Having so many variants makes forecasting oil prices an extremely tricky task. This is made harder by the fact that people forecast oil prices for different reasons. George Filis, Professor of Financial Economics at BU, explains: “Over the last 10-15 years or so, the oil market has become financialised. Market participants are not just those who need oil for their line of business – for example airline companies – but also policymakers looking at economic impact and investors, hedge funds in particular. The oil market does not operate in isolation from the stock market or FOREX market. They are interlinked.”
Joining the dots
Professor Filis and his team have undertaken research to show that this level of interconnectedness should be represented in the tools used to assess oil price volatility.

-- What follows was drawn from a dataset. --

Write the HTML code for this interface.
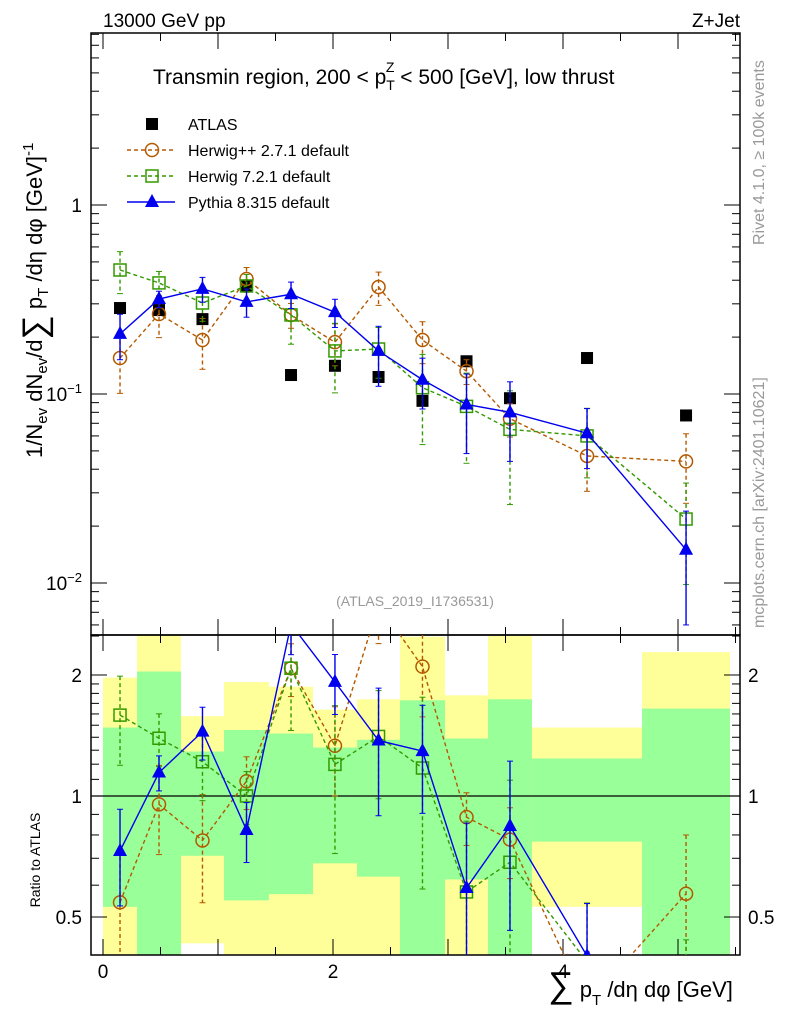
<!DOCTYPE html>
<html><head><meta charset="utf-8"><style>
html,body{margin:0;background:#fff;width:786px;height:1024px;overflow:hidden;}
svg{display:block;font-family:"Liberation Sans",sans-serif;}
</style></head><body>
<svg id="c" width="786" height="1024" viewBox="0 0 786 1024">
<text x="103" y="27" font-size="19">13000 GeV pp</text>
<text x="740" y="27" font-size="19" text-anchor="end">Z+Jet</text>
<text x="153" y="84" font-size="21">Transmin region, 200 &lt; p<tspan font-size="14" dy="6">T</tspan><tspan font-size="14" dx="-9" dy="-18">Z</tspan><tspan dy="12"> &lt; 500 [GeV], low thrust</tspan></text>
<text x="415" y="606" font-size="14" fill="#999" text-anchor="middle">(ATLAS_2019_I1736531)</text>
<text transform="translate(764,245) rotate(-90)" font-size="16" fill="#999">Rivet 4.1.0, ≥ 100k events</text>
<text transform="translate(764,628) rotate(-90)" font-size="16" fill="#999">mcplots.cern.ch [arXiv:2401.10621]</text>
<text transform="translate(42,458) rotate(-90)" font-size="22">1/N<tspan font-size="15" dy="5">ev</tspan><tspan dy="-5"> dN</tspan><tspan font-size="15" dy="5">ev</tspan><tspan dy="-5">/d</tspan><tspan font-size="34" dy="4">∑</tspan><tspan dy="-4"> p</tspan><tspan font-size="15" dy="6">T</tspan><tspan dy="-6"> /dη dφ  [GeV]</tspan><tspan font-size="15" dy="-9">-1</tspan></text>
<text transform="translate(40,860) rotate(-90)" font-size="14" text-anchor="middle">Ratio to ATLAS</text>
<text x="548" y="997" font-size="22"><tspan font-size="36">∑</tspan> p<tspan font-size="15" dy="8">T</tspan><tspan dy="-8"> /dη dφ [GeV]</tspan></text>
<g id="legend"></g>
</svg>
<script>
const binEdges=[0,0.296,0.678,1.052,1.443,1.826,2.209,2.583,2.974,3.348,3.730,4.687,5.452];
const xCenters=[0.148,0.487,0.865,1.248,1.635,2.017,2.396,2.778,3.161,3.539,4.209,5.07];
const atlas=[0.285,0.278,0.249,0.373,0.126,0.141,0.123,0.092,0.149,0.095,0.155,0.077];
const herwigpp=[0.155,0.265,0.193,0.406,0.262,0.188,0.368,0.193,0.132,0.074,0.047,0.044];
const herwigppErr=[0.35,0.25,0.3,0.15,0.15,0.25,0.2,0.25,0.15,0.2,0.35,0.4];
const herwig7=[0.453,0.387,0.303,0.373,0.262,0.169,0.173,0.108,0.086,0.065,0.060,0.0218];
const herwig7Err=[0.25,0.15,0.2,0.15,0.3,0.4,0.3,0.5,0.5,0.6,0.4,0.55];
const pythia=[0.208,0.318,0.36,0.307,0.337,0.271,0.169,0.119,0.088,0.080,0.062,0.015];
const pythiaErr=[0.27,0.1,0.15,0.17,0.16,0.17,0.35,0.3,0.45,0.45,0.35,0.6];
const bandYellowHi=[1.97,2.6,1.58,1.92,1.87,1.64,1.74,2.49,1.78,2.5,1.48,2.28];
const bandGreenHi=[1.48,2.04,1.29,1.46,1.43,1.32,1.38,1.73,1.39,1.74,1.24,1.65];
const bandGreenLo=[0.53,0.3,0.71,0.55,0.57,0.68,0.63,0.3,0.62,0.3,0.77,0.3];
const bandYellowLo=[0.3,0.2,0.43,0.3,0.3,0.3,0.3,0.2,0.3,0.2,0.53,0.2];
const mainTicks=[1,0.1,0.01];
const ratioTicks=[0.5,1,2];
const xTickLabels=[0,2,4];

const NS="http://www.w3.org/2000/svg";
const svg=document.getElementById('c');
const L=91,R=740,T1=33,B1=635,T2=635,B2=955;
const xs=v=>103+115*v;
const ym=v=>205-189*Math.log10(v);
const yr=v=>796-402*Math.log10(v);
function el(tag,attrs,parent){const e=document.createElementNS(NS,tag);for(const k in attrs)e.setAttribute(k,attrs[k]);(parent||svg).appendChild(e);return e;}
const clipA=el('clipPath',{id:'cm'});el('rect',{x:L,y:T1,width:R-L,height:B1-T1},clipA);
const clipB=el('clipPath',{id:'cr'});el('rect',{x:L,y:T2,width:R-L,height:B2-T2},clipB);
const gBand=el('g',{'clip-path':'url(#cr)'});


for(let i=0;i<atlas.length;i++){
  const x0=xs(binEdges[i]),x1=xs(binEdges[i+1]);
  const a=el('rect',{x:x0,y:yr(bandYellowHi[i]),width:x1-x0,height:yr(bandYellowLo[i])-yr(bandYellowHi[i]),fill:'#ffff99'},gBand);
  
  
  const b=el('rect',{x:x0,y:yr(bandGreenHi[i]),width:x1-x0,height:yr(bandGreenLo[i])-yr(bandGreenHi[i]),fill:'#99ff99'},gBand);
  
  
}
el('line',{x1:L,x2:R,y1:yr(1),y2:yr(1),stroke:'#000','stroke-width':1.3});
el('rect',{x:L,y:T1,width:R-L,height:B1-T1,fill:'none',stroke:'#000','stroke-width':1.5});
el('rect',{x:L,y:T2,width:R-L,height:B2-T2,fill:'none',stroke:'#000','stroke-width':1.5});
for(let d=-3;d<=0;d++){for(let m=1;m<=9;m++){const v=m*Math.pow(10,d);const y=ym(v);if(y<T1||y>B1)continue;const len=m==1?16:8;
 el('line',{x1:L,x2:L+len,y1:y,y2:y,stroke:'#000'});el('line',{x1:R-len,x2:R,y1:y,y2:y,stroke:'#000'});}}
mainTicks.forEach(v=>{const t=el('text',{x:82,y:ym(v)+7,'font-size':19,'text-anchor':'end'});
 
 
 if(v===1)t.textContent='1';else{const e=Math.round(Math.log10(v));t.textContent='10';const s=el('tspan',{'font-size':13,dy:-8},t);s.textContent=String(e).replace('-','−');}});
[0.4,0.5,0.6,0.7,0.8,0.9,1,1.1,1.2,1.3,1.4,1.5,1.6,1.7,1.8,1.9,2,2.5].forEach(v=>{const y=yr(v);if(y<T2||y>B2)return;const len=[0.5,1,2].includes(v)?16:8;
 el('line',{x1:L,x2:L+len,y1:y,y2:y,stroke:'#000'});el('line',{x1:R-len,x2:R,y1:y,y2:y,stroke:'#000'});});
ratioTicks.forEach(v=>{const a=el('text',{x:82,y:yr(v)+7,'font-size':19,'text-anchor':'end'});a.textContent=v;
 
 
 const b=el('text',{x:748,y:yr(v)+7,'font-size':19});b.textContent=v;
 
 });
for(let v=0;v<=5.5;v+=0.5){const x=xs(v);const len=(v%1===0)?16:8;
 [[T1,1],[B1,-1],[T2,1],[B2,-1]].forEach(([y,s])=>el('line',{x1:x,x2:x,y1:y,y2:y+s*len,stroke:'#000'}));}
xTickLabels.forEach(v=>{const t=el('text',{x:xs(v),y:978,'font-size':19,'text-anchor':'middle'});t.textContent=v;
 
 });

function marker(g,type,x,y,color){
 if(type==='sq')return el('rect',{x:x-6,y:y-6,width:12,height:12,fill:'none',stroke:color,'stroke-width':1.5},g);
 if(type==='ci')return el('circle',{cx:x,cy:y,r:6.5,fill:'none',stroke:color,'stroke-width':1.5},g);
 if(type==='tri')return el('path',{d:`M${x},${y-8}L${x+7},${y+5}L${x-7},${y+5}Z`,fill:color},g);
 if(type==='blk')return el('rect',{x:x-6,y:y-6,width:12,height:12,fill:'#000'},g);
}
function series(vals,err,color,type,dash,name,yf,clip,norm){
 const g=el('g',{'clip-path':`url(#${clip})`});
 
 
 const pts=vals.map((v,i)=>[xs(xCenters[i]),yf(norm?v/atlas[i]:v)]);
 el('polyline',{points:pts.map(p=>p.join(',')).join(' '),fill:'none',stroke:color,'stroke-width':1.4,'stroke-dasharray':dash},g);
 vals.forEach((v,i)=>{const b=norm?v/atlas[i]:v;const x=pts[i][0];
  const y1=yf(b*(1+err[i])),y2=yf(b*(1-err[i]));
  el('line',{x1:x,x2:x,y1:y1,y2:y2,stroke:color,'stroke-width':1.4,'stroke-dasharray':dash},g);
  el('line',{x1:x-3,x2:x+3,y1:y1,y2:y1,stroke:color},g);el('line',{x1:x-3,x2:x+3,y1:y2,y2:y2,stroke:color},g);
  const m=marker(g,type,x,pts[i][1],color);
  
  });
}
const gA=el('g',{'clip-path':'url(#cm)'});


atlas.forEach((v,i)=>{const m=marker(gA,'blk',xs(xCenters[i]),ym(v));
 
 });
series(herwigpp,herwigppErr,'#b35900','ci','4,3','herwigpp-series',ym,'cm',false);
series(herwig7,herwig7Err,'#339900','sq','4,3','herwig7-series',ym,'cm',false);
series(pythia,pythiaErr,'#0000ee','tri','','pythia-series',ym,'cm',false);
series(herwigpp,herwigppErr,'#b35900','ci','4,3','herwigpp-ratio',yr,'cr',true);
series(herwig7,herwig7Err,'#339900','sq','4,3','herwig7-ratio',yr,'cr',true);
series(pythia,pythiaErr,'#0000ee','tri','','pythia-ratio',yr,'cr',true);
const lg=document.getElementById('legend');
const items=[['ATLAS','blk','#000',''],['Herwig++ 2.7.1 default','ci','#b35900','4,3'],['Herwig 7.2.1 default','sq','#339900','4,3'],['Pythia 8.315 default','tri','#0000ee','']];
items.forEach((it,i)=>{const y=124+26*i;
 const g=el('g',{},lg);
 
 
 if(it[1]!=='blk')el('line',{x1:127,x2:175,y1:y,y2:y,stroke:it[2],'stroke-width':1.4,'stroke-dasharray':it[3]},g);
 marker(g,it[1],152,y,it[2]);
 const t=el('text',{x:188,y:y+6,'font-size':16},g);t.textContent=it[0];});
</script>
</body></html>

“We say that there should be information channels from the financial markets that can be transmuted to the oil market, which could make forecasting of oil price volatility more accurate. Practitioners so far have not used that interconnectedness between the oil market and financial market when it comes to forecasting.”
The initial research was conducted under a project called Enefor, funded by the EU’s Horizon 2020 research and innovation programme under the Marie Sklodowska-Curie grant agreement. Building on the success of that project, Professor Filis and his team at BU are now engaged in a further project, Foroil, again funded by the EU’s Horizon 2020 programme. This project focuses on the end user.
Tailored to needs
“People forecast oil price volatility for different purposes,” continues Professor Filis.
“A trader will want to forecast volatility at a short run, and actually trade on that volatility or prediction. A policymaker however, will want a long-term forecast – up to two years – in order to make policy recommendations around inflation, production output, or economic growth.”
Professor Filis hopes that his work will make it easier to take into account the different purposes oil forecasts will be used for, with the result that all those who need accurate predictions will be able to place greater trust in the outcomes suggested by the data.
Professor George Filis
Professor of Financial Economics
Evaluating forecasts based on which has the greatest or lowest number of prediction errors is not enough. You need to evaluate each volatility forecast based on its use.
The Foroil project aims to answer this need. The team is working on the foundations for a framework that will consider a range of volatility measures and models and will allow market users – be they traders, industrialists or policymakers – to choose the most appropriate volatility measure combined with the best forecasting model for them.
Overall, Professor Filis describes the findings so far as promising. The team are currently focusing on the needs of policymakers and running tests on the financial robustness of the model. While it will be some time before any such model is adopted and the project has yet to run its course, the team are already in discussions with policy makers.